AIM: Every line of the material is to be quoted verbatim, minus the pictures.

GIVEN MATERIAL:
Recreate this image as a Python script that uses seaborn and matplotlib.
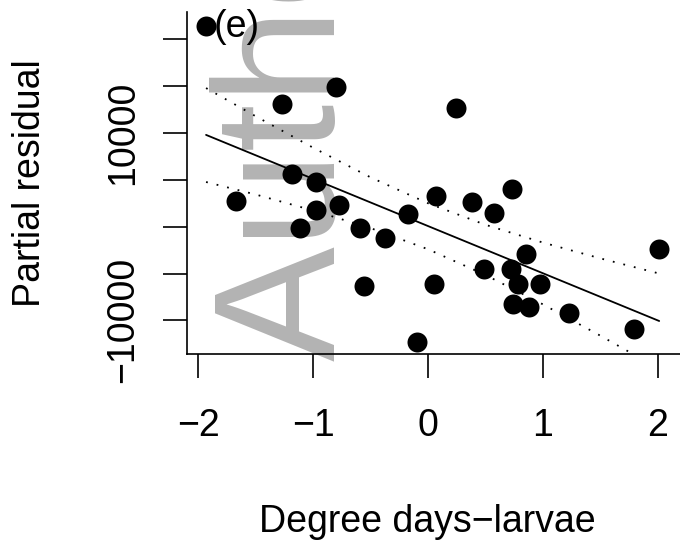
"""
Partial residual plot against degree days for larvae, panel (e).
"""

import matplotlib

matplotlib.use("Agg")

import matplotlib.pyplot as plt
import seaborn as sns

# points
DEGREE_DAYS = [
    -1.93, -1.27, -0.80, 0.24, -1.18, -0.97, -1.67, -0.97, -0.77, -1.11,
    -0.59, -0.37, -0.17, 0.07, 0.38, 0.57, 0.73, 0.85, 0.49, 0.72,
    0.78, 0.97, 0.74, 0.88, 1.23, 1.79, 2.01, -0.56, 0.05, -0.10,
]
PARTIAL_RESIDUAL = [
    21430, 13100, 14920, 12670, 5630, 4770, 2740, 1780, 2320, -140,
    -140, -1210, 1360, 3280, 2640, 1460, 4030, -2920, -4520, -4520,
    -6120, -6120, -8250, -8570, -9210, -10920, -2380, -6330, -6120, -12310,
]

# fitted line and its confidence band
FIT_X = [-1.93, 2.01]
FIT_Y = [9800, -10070]
BAND_X = [-1.93, -1.5, -1.0, -0.5, 0.0, 0.5, 1.0, 1.5, 2.0]
BAND_UPPER = [14800, 11800, 8440, 5270, 2500, 200, -1700, -3390, -4970]
BAND_LOWER = [4770, 3440, 1730, -150, -2410, -5160, -8300, -11650, -15110]

X_TICKS = [-2, -1, 0, 1, 2]
X_TICK_LABELS = ["−2", "−1", "0", "1", "2"]
Y_TICKS = [-10000, -5000, 0, 5000, 10000, 15000, 20000]
Y_TICK_LABELS = ["−10000", "", "", "", "10000", "", ""]

FONT_SIZE = 27


def create_partial_residual_plot() -> None:
    sns.set_style("white")
    plt.rcParams["font.family"] = ["Liberation Sans", "DejaVu Sans"]
    plt.rcParams["text.color"] = "black"
    plt.rcParams["axes.labelcolor"] = "black"
    plt.rcParams["xtick.color"] = "black"
    plt.rcParams["ytick.color"] = "black"

    fig = plt.figure(figsize=(6.8, 5.42), dpi=100)
    ax = fig.add_axes([0.275, 0.3469, 0.725, 0.631])
    ax.patch.set_alpha(0)

    # gray watermark behind the plot
    fig.text(
        335 / 680, 1 - 361 / 542, "Author",
        rotation=90, rotation_mode="anchor", ha="left", va="baseline",
        fontsize=124, color="#b3b3b3", zorder=-1,
    )

    sns.scatterplot(
        x=DEGREE_DAYS, y=PARTIAL_RESIDUAL, s=207, color="black",
        linewidth=0, ax=ax, zorder=3,
    )
    sns.lineplot(x=FIT_X, y=FIT_Y, color="black", linewidth=1.3, ax=ax)
    for band in (BAND_UPPER, BAND_LOWER):
        sns.lineplot(
            x=BAND_X, y=band, color="black", linewidth=1.3,
            linestyle=(0, (1, 5)), ax=ax,
        )

    ax.set_xlim(-2.0957, 2.191)
    ax.set_ylim(-13592, 22924)

    ax.set_xticks(X_TICKS)
    ax.set_xticklabels(X_TICK_LABELS, fontsize=FONT_SIZE)
    ax.set_yticks(Y_TICKS)
    ax.set_yticklabels(Y_TICK_LABELS, fontsize=FONT_SIZE, rotation=90, va="center")
    ax.tick_params(axis="x", length=17, width=1.2, pad=22, color="black",
                   labelcolor="black", direction="out", bottom=True)
    ax.tick_params(axis="y", length=17, width=1.2, pad=16, color="black",
                   labelcolor="black", direction="out", left=True)

    for side in ("top", "right"):
        ax.spines[side].set_visible(False)
    for side in ("left", "bottom"):
        ax.spines[side].set_color("black")
        ax.spines[side].set_linewidth(1.2)

    ax.set_xlabel("Degree days−larvae", fontsize=FONT_SIZE, color="black")
    ax.set_ylabel("Partial residual", fontsize=FONT_SIZE, color="black")
    ax.xaxis.set_label_coords(0.488, -0.44)
    ax.yaxis.set_label_coords(-0.282, 0.5)

    ax.text(0.055, 0.956, "(e)", transform=ax.transAxes, fontsize=FONT_SIZE,
            ha="left", va="center", color="black")

    fig.savefig("out.png", dpi=100)


if __name__ == "__main__":
    create_partial_residual_plot()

SOLUTION TO THIS PROBLEM:
Recreate this image as a Python script that uses seaborn and matplotlib.
"""
Partial residual plot against degree days for larvae, panel (e).
"""

import matplotlib

matplotlib.use("Agg")

import matplotlib.pyplot as plt
import seaborn as sns

# points
DEGREE_DAYS = [
    -1.93, -1.27, -0.80, 0.24, -1.18, -0.97, -1.67, -0.97, -0.77, -1.11,
    -0.59, -0.37, -0.17, 0.07, 0.38, 0.57, 0.73, 0.85, 0.49, 0.72,
    0.78, 0.97, 0.74, 0.88, 1.23, 1.79, 2.01, -0.56, 0.05, -0.10,
]
PARTIAL_RESIDUAL = [
    21430, 13100, 14920, 12670, 5630, 4770, 2740, 1780, 2320, -140,
    -140, -1210, 1360, 3280, 2640, 1460, 4030, -2920, -4520, -4520,
    -6120, -6120, -8250, -8570, -9210, -10920, -2380, -6330, -6120, -12310,
]

# fitted line and its confidence band
FIT_X = [-1.93, 2.01]
FIT_Y = [9800, -10070]
BAND_X = [-1.93, -1.5, -1.0, -0.5, 0.0, 0.5, 1.0, 1.5, 2.0]
BAND_UPPER = [14800, 11800, 8440, 5270, 2500, 200, -1700, -3390, -4970]
BAND_LOWER = [4770, 3440, 1730, -150, -2410, -5160, -8300, -11650, -15110]

X_TICKS = [-2, -1, 0, 1, 2]
X_TICK_LABELS = ["−2", "−1", "0", "1", "2"]
Y_TICKS = [-10000, -5000, 0, 5000, 10000, 15000, 20000]
Y_TICK_LABELS = ["−10000", "", "", "", "10000", "", ""]

FONT_SIZE = 27


def create_partial_residual_plot() -> None:
    sns.set_style("white")
    plt.rcParams["font.family"] = ["Liberation Sans", "DejaVu Sans"]
    plt.rcParams["text.color"] = "black"
    plt.rcParams["axes.labelcolor"] = "black"
    plt.rcParams["xtick.color"] = "black"
    plt.rcParams["ytick.color"] = "black"

    fig = plt.figure(figsize=(6.8, 5.42), dpi=100)
    ax = fig.add_axes([0.275, 0.3469, 0.725, 0.631])
    ax.patch.set_alpha(0)

    # gray watermark behind the plot
    fig.text(
        335 / 680, 1 - 361 / 542, "Author",
        rotation=90, rotation_mode="anchor", ha="left", va="baseline",
        fontsize=124, color="#b3b3b3", zorder=-1,
    )

    sns.scatterplot(
        x=DEGREE_DAYS, y=PARTIAL_RESIDUAL, s=207, color="black",
        linewidth=0, ax=ax, zorder=3,
    )
    sns.lineplot(x=FIT_X, y=FIT_Y, color="black", linewidth=1.3, ax=ax)
    for band in (BAND_UPPER, BAND_LOWER):
        sns.lineplot(
            x=BAND_X, y=band, color="black", linewidth=1.3,
            linestyle=(0, (1, 5)), ax=ax,
        )

    ax.set_xlim(-2.0957, 2.191)
    ax.set_ylim(-13592, 22924)

    ax.set_xticks(X_TICKS)
    ax.set_xticklabels(X_TICK_LABELS, fontsize=FONT_SIZE)
    ax.set_yticks(Y_TICKS)
    ax.set_yticklabels(Y_TICK_LABELS, fontsize=FONT_SIZE, rotation=90, va="center")
    ax.tick_params(axis="x", length=17, width=1.2, pad=22, color="black",
                   labelcolor="black", direction="out", bottom=True)
    ax.tick_params(axis="y", length=17, width=1.2, pad=16, color="black",
                   labelcolor="black", direction="out", left=True)

    for side in ("top", "right"):
        ax.spines[side].set_visible(False)
    for side in ("left", "bottom"):
        ax.spines[side].set_color("black")
        ax.spines[side].set_linewidth(1.2)

    ax.set_xlabel("Degree days−larvae", fontsize=FONT_SIZE, color="black")
    ax.set_ylabel("Partial residual", fontsize=FONT_SIZE, color="black")
    ax.xaxis.set_label_coords(0.488, -0.44)
    ax.yaxis.set_label_coords(-0.282, 0.5)

    ax.text(0.055, 0.956, "(e)", transform=ax.transAxes, fontsize=FONT_SIZE,
            ha="left", va="center", color="black")

    fig.savefig("out.png", dpi=100)


if __name__ == "__main__":
    create_partial_residual_plot()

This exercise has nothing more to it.